Wednesday, October 29, 2008

Boundaries to Creativity and Innovation

It appears that some of the most critical advancements in technology and practice are preceded by the collaborative efforts of people from diverse educational backgrounds. The seeds of the most widely appreciated technologies of today were developed and cultivated in environments where the cross fertilization of ideas can flourish. Why then does there remain, on a general level of organization in the domain of education, an impetus to segregate spaces, professions, and practices? What drives this type of segregation and why, when some of our greatest triumphs have proven, is there not a consistent appeal for the creation of spaces, events and opportunities that lead to interaction among the separate communities.

Bell Laboratories, throughout a period between the late 1920's and the 1990's, was a hub for this type of interaction. An endless array of technologies were conceived and developed within the walls of this facility; photovoltaic cells, speech synthesizers, semiconductors, microphones, the wireless local area networks. The list goes on an on. The developments that extended from Bell Laboratories are the infrastructural elements of today's technologically infused environment. One of the key factors behind those developments was Bell Laboratories extension of freedom and diversity into the working environment. In the glory days of the mid 20th century designers, scientists and engineers were provided an environment that encouraged cross pollination. Scattered throughout the facility these professionals were organized dynamically, in a way that fostered random encounters and an overall atmosphere of diversity. A decision that pushed for creative exchange of information; and it worked.

Today, there are conferences, charrettes and civic meetings that bring together a broad coalition of thinkers; building teams that are as diverse as the ecologies of the great barrier reefs. This atmosphere is were the ideas of the future are born and the old ways of segregation are deemed a past-time.

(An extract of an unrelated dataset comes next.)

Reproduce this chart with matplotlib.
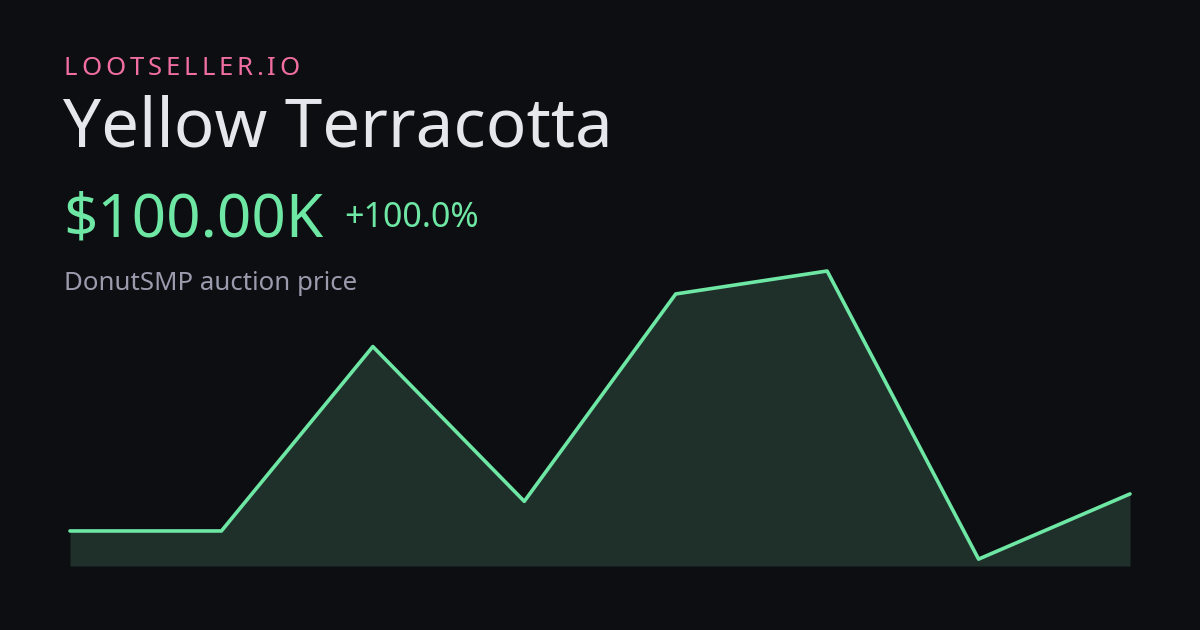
import matplotlib
matplotlib.use("Agg")
import matplotlib.pyplot as plt

# Data (prices in thousands)
points = [0, 1, 2, 3, 4, 5, 6, 7]
prices_k = [50, 50, 299, 90, 370, 401, 12, 100]
y_floor = 2.7

site = "LOOTSELLER.IO"
title = "Yellow Terracotta"
price_label = "$100.00K"
change_label = "+100.0%"
subtitle = "DonutSMP auction price"

W, H = 1200, 630
BG = "#0d0e12"
LINE = "#6ee7a5"
FILL = "#1f302b"

fig = plt.figure(figsize=(12, 6.3), dpi=100, facecolor=BG)

def fx(px):
    return px / W

def fy(py):
    return 1 - py / H

# Chart axes (pixel box: x 70..1130, y 271..566)
ax = fig.add_axes([fx(70), fy(566), fx(1130) - fx(70), (566 - 271) / H])
ax.set_facecolor("none")
ax.fill_between(points, prices_k, y_floor, color=FILL, linewidth=0)
ax.plot(points, prices_k, color=LINE, linewidth=2.6, solid_joinstyle="round",
        solid_capstyle="round", clip_on=False)
ax.set_xlim(points[0], points[-1])
ax.set_ylim(y_floor, max(prices_k))
ax.axis("off")

font = "Noto Sans"
renderer = fig.canvas.get_renderer()

# letter-spaced site label
x = 64.0
spacing = 3.85
for ch in site:
    t = fig.text(fx(x), fy(75), ch, color="#f06ea2", fontsize=18.5,
                 family=font, va="baseline", ha="left")
    w = t.get_window_extent(renderer=renderer).width
    x += w + spacing

fig.text(fx(63), fy(146), title, color="#e6e7ec", fontsize=48.4,
         family=font, va="baseline", ha="left")
fig.text(fx(63), fy(237), price_label, color="#6ee7a5", fontsize=43.3,
         family=font, va="baseline", ha="left")
fig.text(fx(344), fy(227), change_label, color="#6ee7a5", fontsize=24.5,
         family=font, va="baseline", ha="left")
fig.text(fx(64), fy(290), subtitle, color="#9a9cae", fontsize=18.6,
         family=font, va="baseline", ha="left")

fig.savefig("out.png", dpi=100, facecolor=BG)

At what point do other more common industrial and academic practices change to meet the demands of such a rapidly evolving social and environmental reality? What is the lag time for such change and how can the established organizations reduce such time, thereby increasing the opportunities for real-time growth and development; meeting the needs of the younger generations who readily acquire the perspectives of the time at hand.

The boundaries to our creative future are only those things that we are unwilling to take the time and perhaps the risk to change. They are the stagnant waters of our social and cultural ecology. They are the places where thoughtful men and women are marginalized for the sake of homogeneity.

This is not an argument for or against specialization in our professional communities. It is an acknowledgment of the value of diversity in the greater practices of humanity; those that assemble to direct the developments of our common future. In place of conformity among the normalization of our institutions let there be a push for diversity, a protest against the homogeneity and a clear expression of the value for variation as exhibited in the atmosphere of those places where our greatest leaps in technology, theory and practice have been witnessed.